Ik kan zeggen dat ik bij iemand spontaan op bezoek ga. Dat is volledig waar, maar het hele verhaal is dat ik toevallig toch in de buurt moest zijn. Het verschil is dat iemand zich mogelijk gevleid voelt door dit spontane bezoek, maar dat het eigenlijk minder op hem of haar gericht was. Ga er vanuit dat ik dan ook echt daar op bezoek ga. Is er een verschil? Ja, is het belangrijk? Daar kan je over discussiëren.

Voorbij het wantrouwen

Het boek is met een totaal van zo’n 75 pagina’s niet heel dik. De mensen die worden geïnterviewd zijn bijna allemaal woordvoerders:

  • Friso Fennema,  van het Ministerie van Infrastructuur en Waterstaat.
  • Maryse Ducheine, destijds directeur Communicatie bij het Ministerie van Sociale Zaken en Werkgelegenheid.
  • Roelof Janssens, van Volksgezondheid, Welzijn en Sport.
  • Guido Rijnja, communicatieadviseur RVO.
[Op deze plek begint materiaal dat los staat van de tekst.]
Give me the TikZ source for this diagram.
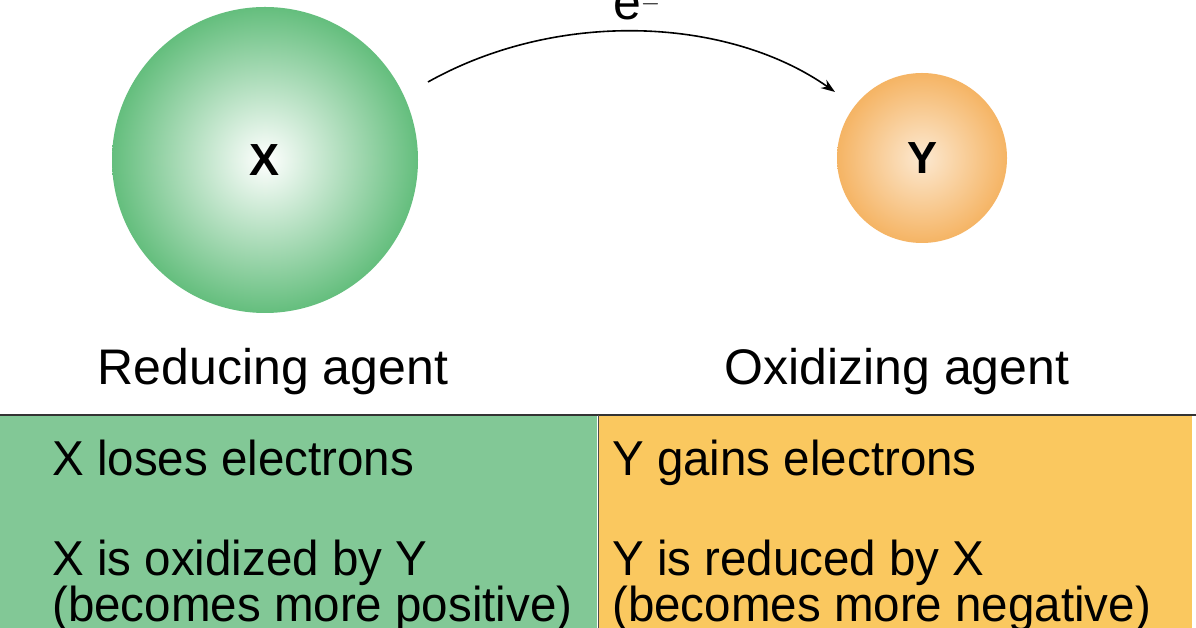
\documentclass[tikz,border=0pt]{standalone}
\usepackage{fontspec}
\setmainfont{Liberation Sans}
\usetikzlibrary{arrows.meta}
\definecolor{agreen}{RGB}{130,200,150}
\definecolor{agreendk}{RGB}{100,190,125}
\definecolor{aorange}{RGB}{250,200,95}
\definecolor{aorangedk}{RGB}{245,180,100}
\tikzset{
  big/.style={font=\fontsize{50}{58}\selectfont, inner sep=0pt},
  cell/.style={font=\fontsize{49}{56}\selectfont, anchor=base west, inner sep=0pt, xscale=0.97},
  atom/.style={circle, inner sep=0pt, font=\fontsize{45}{52}\selectfont\bfseries}
}
\begin{document}
\begin{tikzpicture}[x=1pt,y=1pt]
  \useasboundingbox (0,0) rectangle (1196,628);
  \fill[white] (0,0) rectangle (1196,628);

  % the two columns
  \fill[agreen] (0,0) rectangle (597,213);
  \fill[aorange] (599,0) rectangle (1192,213);
  \draw[line width=2.5pt, black!80] (0,213) -- (1196,213);
  \draw[line width=1pt, black!70] (598,0) -- (598,213);

  % atoms
  \node[atom, minimum size=306pt, shading=radial, inner color=white, outer color=agreendk] (X) at (265,468) {X};
  \node[atom, minimum size=170pt, shading=radial, inner color=white!70!aorangedk, outer color=aorangedk] (Y) at (922,470) {Y};

  \node[big, anchor=base] (red) at (273,243) {Reducing agent};
  \node[big, anchor=base] (ox) at (897,243) {Oxidizing agent};

  % electron transfer
  \coordinate (s) at (428,546);
  \coordinate (t) at (835,536);
  \draw[line width=1.6pt, -{Stealth[length=14pt,width=10pt]}] (s) .. controls (560,620) and (730,610) .. (t);
  \node[big, anchor=base] (e) at (637,608) {e$^{-}$};

  % cell texts
  \node[cell] (xl) at (52,152) {X loses electrons};
  \node[cell] (xo) at (52,52) {X is oxidized by Y};
  \node[cell] (xp) at (52,6) {(becomes more positive)};
  \node[cell] (yg) at (612,152) {Y gains electrons};
  \node[cell] (yr) at (612,52) {Y is reduced by X};
  \node[cell] (yn) at (612,6) {(becomes more negative)};
\end{tikzpicture}
\end{document}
Dan hebben we de Haagse personen wel gehad. Daarnaast wordt ook de directeur van Leene Communicatie, drukkerij van dit boek, Steffart Buijs geïnterviewd. Ook Leendert Bikker, directeur communicatie van de Rabobank en Ingo Heijnen van Hill + Knowlton komen aan het woord. Als laatste komt Erik Trinthamer aan bod. Voorheen communicatieadviseur bij het UMC Utrecht en aanleiding voor Ton van der Ham om dit boek te schrijven. Waarom? Daarvoor raad ik je aan zelf het boek te lezen. Het boek is in PDF te lezen en te downloaden via Leene.

Eind goed, al goed?

Dus, hoe ga je met de waarheid om? Uit het boek komt naar voren dat eerlijkheid de enige manier is om er goed mee om te gaan als een onderzoeksjournalist op de stoep staat. Je kunt er vanuit gaan dat in de meeste gevallen het echte verhaal een grote kans heeft om uit te komen. Denk aan het eerdere voorbeeld van de bonnetjesaffaire van Fred Teeven. De waarheid komt altijd boven.

In het boek doen diverse mensen een beroep op die eerlijkheid. Of een gedeeltelijke eerlijkheid. Aan de andere kant is er mechanisme van een organisatie. Of dat nu een ministerie, een overheidsinstantie of dat een commercieel bedrijf betreft: het bewaren of beschermen van de organisatie en mensen daar is een primaire reactie. In het slechte geval gaat het hier om: ontkennen, vertragen, minimaal meewerken en bagatelliseren in de hoop dat het weggaat. Soms kan dit werken, maar het kan ook tot grotere schade leiden.

De journalist en de woordvoerder hebben elkaar nodig. Ze delen een zelfde belang, maar hebben ook andere belangen. Afstand tot elkaar (niet te innig) lijkt een goed devies, maar wantrouwen en irritatie zijn zelden een goede basis. De relatie moet werkbaar zijn met respect, maar ook kritisch en open. Best wel een uitdaging, want zowel journalisten als woordvoerders blijven mensen.